Maybe it’s the passage of time – after all, it’s been almost 40 years – but now the guitarist has no problem in reflecting on his darkest days. “I know that after I had taken LSD I was out of communiqué for a long time,” he begins. “But it wasn’t hard to be the way I was… I was ready to do it. I was worried about what I felt was this privileged position I had as a musician, and I didn’t like what was expected of me.
“If people asked me to play them something, I’d just say ‘No’. They’d say, ‘Get your hair cut’ or ‘Cut your fingernails’, and I’d just refuse. I suppose I was like a beatnik – but I liked the way I was. I liked having my fingernails long, even if I couldn’t play guitar; I didn’t need to play. I didn’t want to even think of myself as a musician.”
Butcher blocked
Peter Green’s initial guitar inspiration was his older brother Len, the first member of the Green family to get a guitar.
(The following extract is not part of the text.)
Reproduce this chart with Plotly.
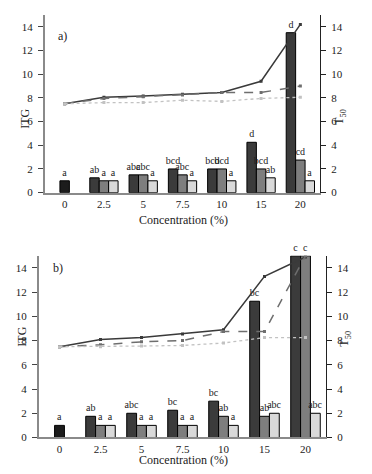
import plotly.graph_objects as go

categories = ["0", "2.5", "5", "7.5", "10", "15", "20"]
treated = categories[1:]

# Panel a) bars (ITG)
a_control = [1.0]
a_control_lbl = ["a"]
a_dark = [1.25, 1.5, 2.0, 2.0, 4.25, 13.5]
a_dark_lbl = ["ab", "abc", "bcd", "bcd", "d", "d"]
a_mid = [1.0, 1.5, 1.5, 2.0, 2.0, 2.75]
a_mid_lbl = ["a", "abc", "abc", "bcd", "bcd", "cd"]
a_light = [1.0, 1.0, 1.0, 1.0, 1.25, 1.0]
a_light_lbl = ["a", "a", "a", "a", "ab", "a"]
# Panel a) lines (T50)
a_t50_solid = [7.5, 8.05, 8.15, 8.3, 8.45, 9.4, 14.2]
a_t50_dash = [7.5, 7.95, 8.1, 8.25, 8.45, 8.45, 9.0]
a_t50_dot = [7.5, 7.6, 7.6, 7.8, 7.7, 7.95, 8.05]

# Panel b) bars (ITG)
b_control = [1.0]
b_control_lbl = ["a"]
b_dark = [1.75, 2.0, 2.25, 3.0, 11.25, 15.0]
b_dark_lbl = ["ab", "abc", "bc", "bc", "bc", "c"]
b_mid = [1.0, 1.0, 1.0, 1.75, 1.75, 15.0]
b_mid_lbl = ["a", "a", "a", "ab", "ab", "c"]
b_light = [1.0, 1.0, 1.0, 1.0, 2.0, 2.0]
b_light_lbl = ["a", "a", "a", "a", "abc", "abc"]
# Panel b) lines (T50)
b_t50_solid = [7.5, 8.1, 8.25, 8.55, 8.9, 13.3, 14.9]
b_t50_dash = [7.5, 7.65, 7.9, 8.0, 8.75, 8.75, 15.0]
b_t50_dot = [7.5, 7.5, 7.55, 7.6, 7.8, 8.25, 8.25]

FONT = "Liberation Serif"
W, H = 372, 474
C_CTRL, C_DARK, C_MID, C_LIGHT = "#1c1c1c", "#3b3b3b", "#7e7e7e", "#d9d9d9"
BW = 0.24

fig = go.Figure()


def add_panel(xa, ya, ya2, ctrl, ctrl_l, dark, dark_l, mid, mid_l, light, light_l, s, d, o):
    txtfont = dict(family=FONT, size=10, color="#222")
    common = dict(xaxis=xa, yaxis=ya, width=BW, textposition="outside",
                  cliponaxis=False, textfont=txtfont, showlegend=False,
                  constraintext="none",
                  marker_line=dict(color="black", width=1))
    fig.add_trace(go.Bar(x=categories[:1], y=ctrl, text=ctrl_l, offset=-BW / 2,
                         marker_color=C_CTRL, name="Control", **common))
    fig.add_trace(go.Bar(x=treated, y=dark, text=dark_l, offset=-1.5 * BW,
                         marker_color=C_DARK, name="Series 1", **common))
    fig.add_trace(go.Bar(x=treated, y=mid, text=mid_l, offset=-0.5 * BW,
                         marker_color=C_MID, name="Series 2", **common))
    fig.add_trace(go.Bar(x=treated, y=light, text=light_l, offset=0.5 * BW,
                         marker_color=C_LIGHT, name="Series 3", **common))
    for vals, col, dash, lw in ((s, "#3a3a3a", "solid", 1.5), (d, "#6e6e6e", "dash", 1.5),
                                (o, "#c2c2c2", "dot", 1.3)):
        fig.add_trace(go.Scatter(x=categories, y=vals, xaxis=xa, yaxis=ya2,
                                 mode="lines+markers", showlegend=False,
                                 line=dict(color=col, width=lw, dash=dash),
                                 marker=dict(color=col, size=3, symbol="square")))


add_panel("x", "y", "y2", a_control, a_control_lbl, a_dark, a_dark_lbl, a_mid, a_mid_lbl,
          a_light, a_light_lbl, a_t50_solid, a_t50_dash, a_t50_dot)
add_panel("x2", "y3", "y4", b_control, b_control_lbl, b_dark, b_dark_lbl, b_mid, b_mid_lbl,
          b_light, b_light_lbl, b_t50_solid, b_t50_dash, b_t50_dot)

tickfont = dict(family=FONT, size=11, color="#222")
ticks = [0, 2, 4, 6, 8, 10, 12, 14]


def xfrac(px):
    return px / W


def yfrac(px):
    return 1 - px / H


xa_common = dict(type="category", categoryorder="array", categoryarray=categories,
                 showline=True, linecolor="#8a8a8a", linewidth=2, ticks="",
                 tickfont=tickfont, showgrid=False, zeroline=False)
yl_common = dict(range=[0, 15], tickvals=ticks, showline=True, linecolor="#8a8a8a",
                 linewidth=2, ticks="outside", ticklen=5, tickcolor="#444",
                 ticklabelstandoff=3,
                 tickfont=tickfont, showgrid=False, zeroline=False)
yr_common = dict(range=[0, 15], tickvals=ticks, showline=True, linecolor="#222",
                 linewidth=1, ticks="outside", ticklen=5, tickcolor="#222", side="right",
                 ticklabelstandoff=3,
                 tickfont=tickfont, showgrid=False, zeroline=False)

fig.update_layout(
    width=W, height=H,
    margin=dict(l=0, r=0, t=0, b=0),
    paper_bgcolor="white", plot_bgcolor="white",
    barmode="overlay",
    font=dict(family=FONT, color="#222"),
    xaxis=dict(domain=[xfrac(37), xfrac(312)], anchor="y", **xa_common),
    yaxis=dict(domain=[yfrac(187), yfrac(7)], anchor="x", **yl_common),
    yaxis2=dict(overlaying="y", anchor="x", **yr_common),
    xaxis2=dict(domain=[xfrac(31), xfrac(318)], anchor="y3", **xa_common),
    yaxis3=dict(domain=[yfrac(435), yfrac(251)], anchor="x2", **yl_common),
    yaxis4=dict(overlaying="y3", anchor="x2", **yr_common),
)

ann_font = dict(family=FONT, size=12, color="#222")
annotations = [
    dict(text="a)", x=xfrac(48), y=yfrac(19), xanchor="left", showarrow=False, font=ann_font),
    dict(text="b)", x=xfrac(43), y=yfrac(263), xanchor="left", showarrow=False, font=ann_font),
    dict(text="ITG", x=xfrac(8), y=yfrac(100), textangle=-90, showarrow=False, font=ann_font),
    dict(text="T<sub>50</sub>", x=xfrac(342), y=yfrac(100), textangle=-90, showarrow=False, font=ann_font),
    dict(text="ITG", x=xfrac(5), y=yfrac(345), textangle=-90, showarrow=False, font=ann_font),
    dict(text="T<sub>50</sub>", x=xfrac(347), y=yfrac(345), textangle=-90, showarrow=False, font=ann_font),
    dict(text="Concentration (%)", x=xfrac(175), y=yfrac(215), showarrow=False, font=ann_font),
    dict(text="Concentration (%)", x=xfrac(175), y=yfrac(467), showarrow=False, font=ann_font),
]
for a in annotations:
    a.update(xref="paper", yref="paper")
fig.update_layout(annotations=annotations)

fig.write_html("out.html")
For Peter, Len’s informal lessons were a welcome escape from his day job as an apprentice to a butcher in Putney.
“He taught me a bit, but I was never any good at chords,” Green remarks. “I always preferred to play the tune. I used to like Hank Marvin’s finer work, and my brother Michael and I learnt to play Apache – but he’d play the chords while I always picked out the tune.
Image: Redferns / Getty Images“I didn’t really want to play blues at first, but I used to go and listen to The Yardbirds at places like the Crawdaddy Club and the Marquee Club in Wardour Street, which made me want to give up the bass, and try and get that Eric Clapton style on guitar.
“I used to love watching Paul Samwell Smith, the Yardbirds’ bass player; he interested me because he looked a bit like a University teacher and always used to do this doubling-up thing at the end of numbers to bring them up to a climax. I was intrigued by everything about them. They seemed to attract a college crowd; sometimes they were a bit ragged, but it was a fabulous show.
“I’d seen the Stones in Richmond, but the Yardbirds were very different; they were all very clean, their guitars were new and their hair looked good, whereas the Rolling Stones always seemed to be dirty and dusty. Their music wasn’t that clever technically, I suppose, but for me it was a new high, a climactic thing that really seemed to be going somewhere.’
At the time Peter owned a Harmony Meteor semi-acoustic that had been given to him by the guitarist in one of his early bands. “It was a beautiful guitar,” he remembers fondly. At one point he’d actually converted the Harmony into a four-string bass, but inspired by Clapton’s playing he once again replaced the nut and bridge to return the guitar to six-string form. Clapton was only 18 months older than Green, but musically and professionally was already on another level. Legend has it that Peter would regularly grab the obliging Eric Clapton after Yardbirds gigs and absorb some playing tips.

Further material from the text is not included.